Beyond that problem, many motherboards lack a sufficient amount of fan headers, whereas NZXT’s Sentry 3 has five, with support for 15W per channel.

NZXT Sentry 3 Fan Controller - Installed

When you are really putting a load on your rig, you are going to want all the cooling that your system has to offer – afterall, cool components last longer and work more efficiently than hot ones.  However, when you are just browsing online, or playing an older game that your computer doesn’t even break a sweat over, you may choose to ramp down the speeds of your fans – not only for less noise, but also to extend the life of your fans.  Most fans are designed to run continuously at full speed, but wouldn’t it be nice to get more life/less chance of a failure when you can reduce the stress on-the-fly?

NZXT Sentry 3 Fan Controller - Installing the Thermocouple
Installing the thermocouple

On the five available control channels, you can have up to three high performance fans – giving you a total of 15 fans controlled with this single controller.  Now let’s face it, most of us will not be having 15 fans in our systems.  I personally only have three fans that I am controlling with this device – my CPU cooler, a fan in the front and one at the back of my tower.  I have a large 200mm fan in the top of my case, but I did not want to disturb the factory wiring for it.

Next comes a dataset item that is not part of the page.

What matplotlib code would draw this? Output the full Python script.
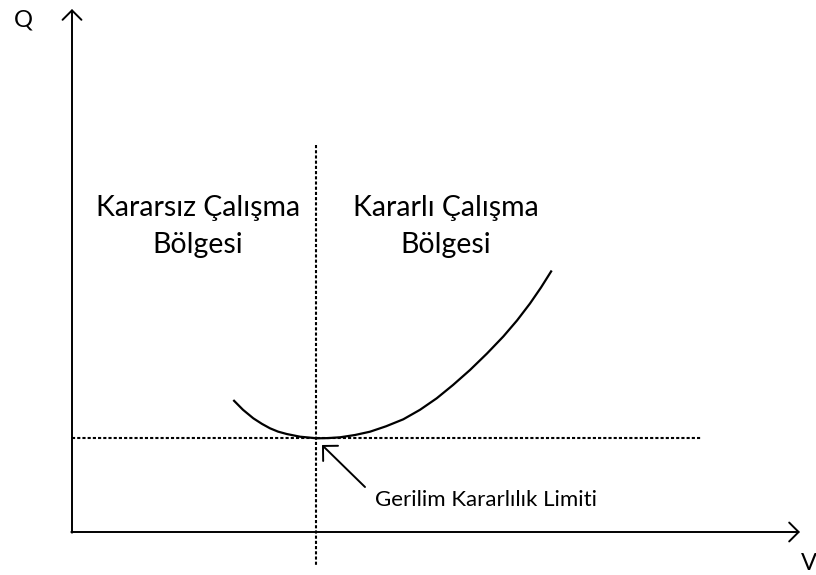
import matplotlib.pyplot as plt
import numpy as np

plt.rcParams['font.family'] = ['Lato', 'DejaVu Sans']

# Q-V curve, in drawing units (x to the right, y downward)
curve_v = [233.3, 243, 253.3, 262, 270, 278, 286.7, 300, 316.7, 328, 340, 355, 370,
           386, 403.3, 420, 436.7, 453, 470, 487, 503.3, 517, 530, 541, 551.7]
curve_q = [400, 409.8, 418.3, 423.9, 428.3, 431.6, 434, 436.7, 438.3, 438.1, 437.3, 435, 431.7,
           426.3, 419.3, 409.8, 398.3, 385, 370, 353.5, 336.5, 320.5, 303.5, 287.5, 270.5]

limit_v = 316
limit_q = 438

left_label = ["Kararsız Çalışma", "Bölgesi"]
right_label = ["Kararlı Çalışma", "Bölgesi"]
limit_label = "Gerilim Kararlılık Limiti"

fig = plt.figure(figsize=(8.16, 5.75), dpi=100)
ax = fig.add_axes([0, 0, 1, 1])
ax.set_xlim(0, 816)
ax.set_ylim(575, 0)
ax.axis('off')

# axes with open arrow heads
arrow = dict(arrowstyle='->, head_length=0.4, head_width=0.4', lw=1.4,
             color='black', mutation_scale=17, shrinkA=0, shrinkB=0)
ax.annotate('', xy=(72, 9), xytext=(72, 532.7), arrowprops=arrow)
ax.annotate('', xy=(800, 532), xytext=(71.3, 532), arrowprops=arrow)
ax.text(23, 27, 'Q', fontsize=17, ha='center', va='baseline')
ax.text(801, 570, 'V', fontsize=17, ha='left', va='baseline')

# dotted guide lines through the limit point
dots = (0, (1.5, 1.0))
ax.plot([limit_v, limit_v], [145, 566], color='black', lw=1.5, ls=dots)
ax.plot([72, 701], [limit_q, limit_q], color='black', lw=1.5, ls=dots)

ax.plot(curve_v, curve_q, color='black', lw=1.6, solid_capstyle='butt',
        solid_joinstyle='round')

for i, line in enumerate(left_label):
    ax.text(198, 216 + 37 * i, line, fontsize=20.5, ha='center', va='baseline')
for i, line in enumerate(right_label):
    ax.text(446, 216 + 37 * i, line, fontsize=20.5, ha='center', va='baseline')

ax.annotate('', xy=(322, 445), xytext=(365, 487),
            arrowprops=dict(arrowstyle='->, head_length=0.45, head_width=0.45', lw=1.4,
                            color='black', mutation_scale=17, shrinkA=0, shrinkB=0))
ax.text(375, 506, limit_label, fontsize=16, ha='left', va='baseline')

fig.savefig('out.png', dpi=100)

NZXT Sentry 3 Fan Controller - In Operation

The Sentry 3 works exactly as it advertises.  The touchscreen is glass, and has a very nice feel to it, like on a modern smartphone.  The controls are quick and responsive, and easy enough to use.  The unit features a “PowerSlide Bar”, which allows you to change fan speeds with the swipe of a finger.  One complaint I do have, is that the unlit segments of the screen don’t go quite as dark as I would like, but it does not detract from the visibility of the display.

NZXT Sentry 3 Fan Controller - Back

The controller also has an alarm that sounds if a fan dies; this works by implementing short circuit, undervoltage, and overvoltage protection to keep your computer safer.

After having used the Sentry 3 for a week, I can say that it’s a very nice device, and is certainly a top contender in the fan controller market. At its price level of $35, it’s almost worth buying just to increase the attractiveness of your case!


  • Tom Roeder

    In retrospect, one feature that needs to be added to all of these devices, is some kind of USB interface like battery backups have – thus if you have a fan fail, like while you are not home, you don’t simply have some alarm sounding off in your house. The USB interface could bring up a dialogue box letting you know you had a fain fail, and have customizable settings where you could have the device automatically shut down your rig if you don’t respond after a determined amount of time. Email alerts could be tied to this as well, that would be nice! Thoughts?

  • Tom Roeder

    I already know what everyone is thinking, how would you connect the controller to your rig via USB exactly? Bluetooth dongle I think would be the simplest solution, a real short one like on a mouse. It would add a little cost, but this is not an expensive add on as is, so I would gladly pay an extra $20 for a feature like this.